An interesting, action-packed WH40k novel

The shrine world of Divinatus Prime has become lost to the light of the Astronomican and no ship can piece its veil. Only the Lord of Death himself, Blood Angels Chief Librarian Mephiston, has any hope of discerning the fate of this once pious world. After enacting a powerful blood ritual, Mephiston and an honour guard of his fellow Blood Angels reach the stricken shrine world to find it seized by religious civil war. Each faction fights for dominance of a potent artefact, the Blade Petrific, said to be wrought by the Emperor Himself.
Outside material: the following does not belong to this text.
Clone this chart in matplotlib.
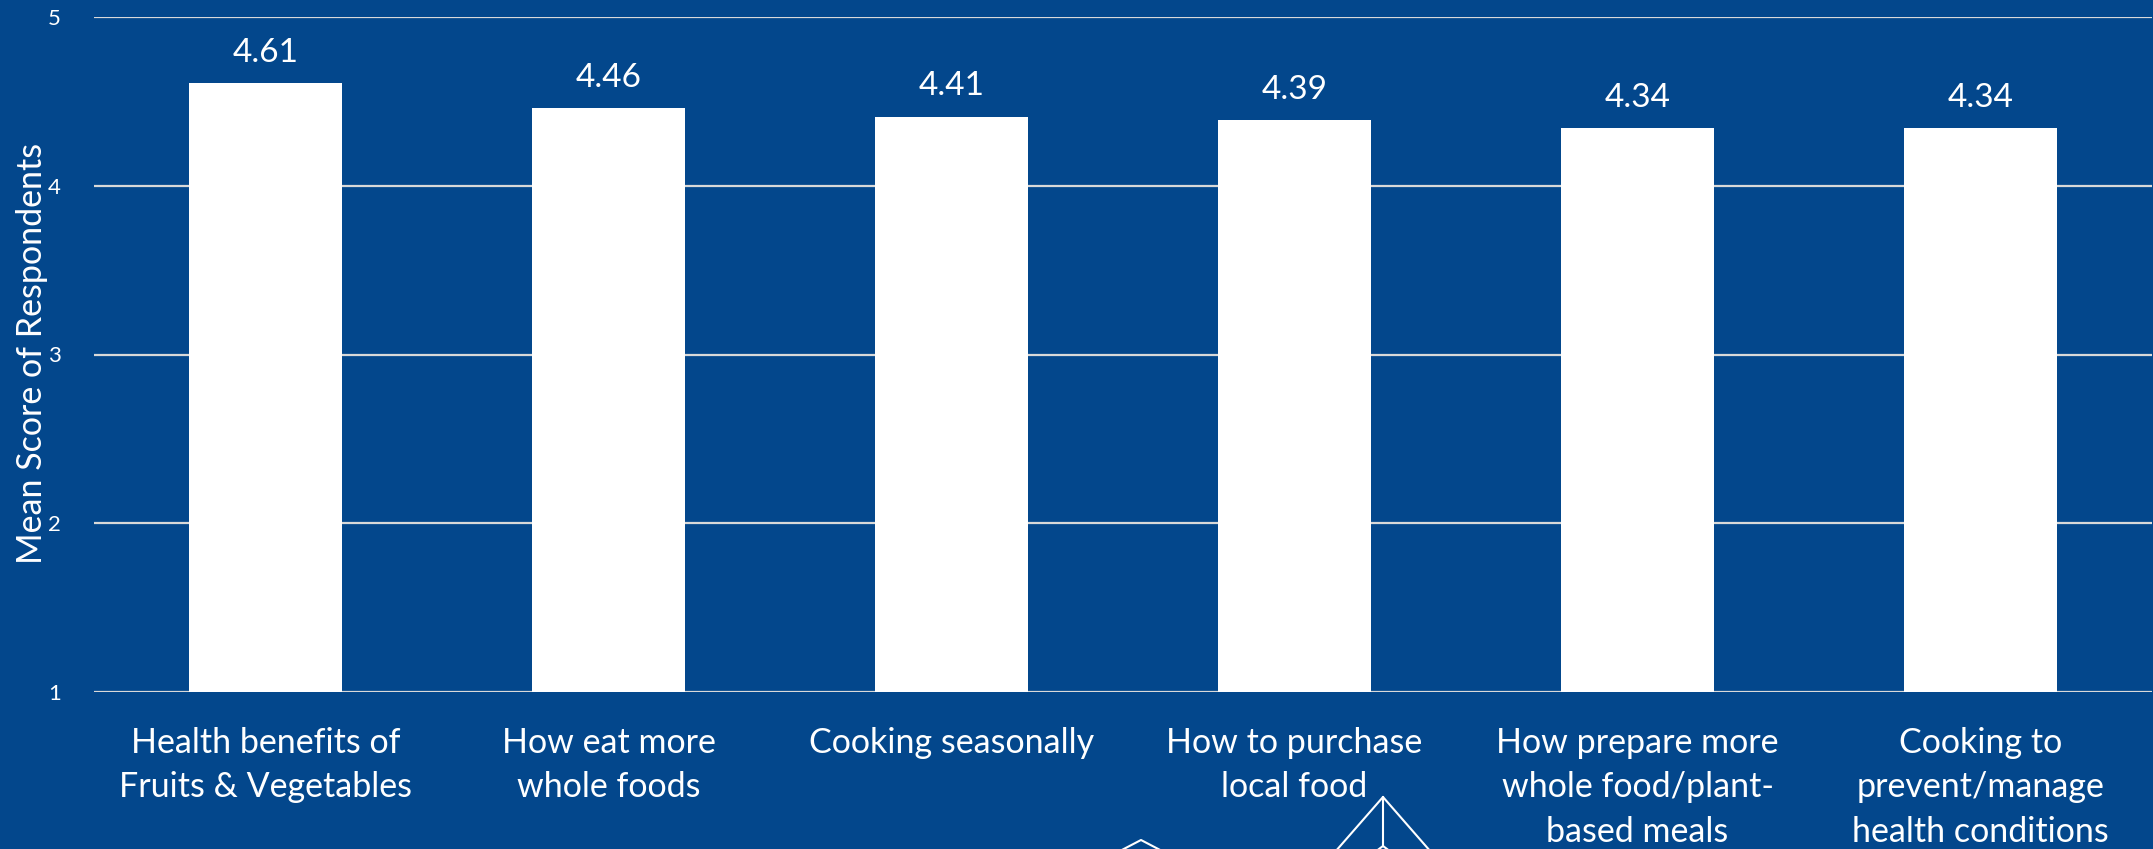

Yet there is more at work here than a mere ideological schism, for Mephiston believes Divinatus Prime could offer answers to how he became the Lord of Death, he who resisted the Black Rage, and possibly even a way to end the curse of ‘the Flaw’ in all Blood Angels.

It’s been quite some time since I last read something by Darius Hinks. I enjoyed what little of his work I have read (of particular note: Razumov’s Tomb and Sigvald). I’ve also recently been reading and enjoying a fair number of BL’s Space Marine Heroes/Legends novels. The Blood Angels have always been of interest, but never as much as the mysterious Dark Angels, or Norse/viking-inspired Space Wolves. This changed after I read Guy Haley’s Dante and James Swallow’s Fear to Tread. And so, when I learned that Hinks was writing his own Blood Angels novel, Blood of Sanguinius, my interest was piqued.